From Rev David Tannock, Chaplain, Wellington Hospital

The chaplaincy team at Wellington Hospital includes two full-time chaplains, two half-time chaplains, and a team of 16 voluntary assistants. The team covers most of the commonest Christian churches, but there are a large number of smaller faith communities in Wellington not represented on the team. So we have a list of on-call people from all the faith communities we have been able to identify, Christian and non-Christian.

The experience of being a hospital patient impacts on people’s spirituality regardless of creed. When patients come into hospital, they come in as complete human beings and it is their whole being which is involved. We are not tractors which can come into the mechanic’s garage, have some new parts put in and a bit of attention to the old ones, then go out again.

A large proportion of patients, as in western society generally, have no religious practices or beliefs. But these people often have a strong spirituality, and in hospital they can be confronted by huge needs. They may be a young couple facing the withdrawal of life support from a new-born baby, a mother who has a family to care for, or an older person knowing they face the imminence of death.

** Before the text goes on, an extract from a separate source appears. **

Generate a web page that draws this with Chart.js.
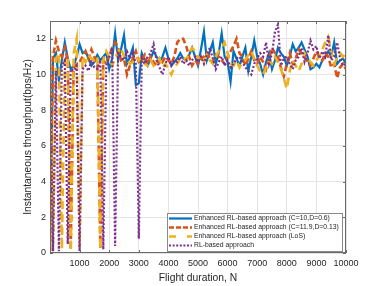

The most important thing a chaplain can do is listen. A lot of our time is spent just going around from patient to patient, talking about all manner of things. In this way, we establish contact with people and learn about them. Patients are also making decisions about whether the chaplain can be trusted. People will never entrust themselves at any deep level to someone unknown and untested. There are many people with whom we chaplains become involved on a surface level. Then the relationship develops and the patient talks about the deeper things going on. This pattern happens time and again.

Times of letting go are very important. The traditional prayers at the time of death have evolved over a long period of time and reflect the universality of the experience of death. They are also flexible enough to express the particularities of this unique death. In the face of death, it is the ritual of prayers and other actions which help both patient and family to move forward and find healing. Often these rituals are traditional things, like baptism, anointing, and communion. I recall a case in which the really important ritual the family needed to have at the particular time of loss was a marriage. People who do not have a traditional faith also want important moments to be marked with dignity – the withdrawal of life-support from a patient is not just a technological process. Marking the moment with dignity usually requires a prayer and often requires a ritual.

Having a chaplain present in the hospital knowing the system and on-site to get to know the patients as well as possible in what is often a very short time, is essential to making important rituals like these happen at the right times. These are a fundamental part of the healing process.

One day one of our voluntary assistants, who worked in the orthopedic ward, was making her rounds when she came across a patient who was very hungry and desperately wanted some fish and chips. He was so insistent that she went off and bought some. As she was carrying them back she wondered if she should really be doing this, but contented herself with the thought that she “was bringing Jesus his fish and chips”. This expresses the basic spirituality of chaplaincy work – in visiting patients or staff we are visiting Jesus; each person is can incarnation of the divine. So every time we visit someone we are standing on holy ground. It is our task to be there and to accompany each person on his or her journey.

Occasionally people ask us if we have saved anyone, or been involved in any miracles. For me, that is not what we are about. Instead, we seek to understand God’s agenda and discover the peace which comes from following it.

Everything the hospital chaplain does is done within the full glare of an incredibly accomplished and very able group of health professionals. There are no secrets in a hospital and the chaplain has none of the props which the parish clergy can call upon. Pastoral and spiritual care is given in a context in which they have to take their place as one discipline among others, contributing to healing the whole person.

When pastoral and spiritual care show they can contribute then hospital chaplaincy becomes an effective and important part of the Church’s overall mission. It helps the Church itself to learn and demonstrate the difficult art of existing and contributing constructively to and within a secular environment. It is emphatically part of the Church’s mission in the world.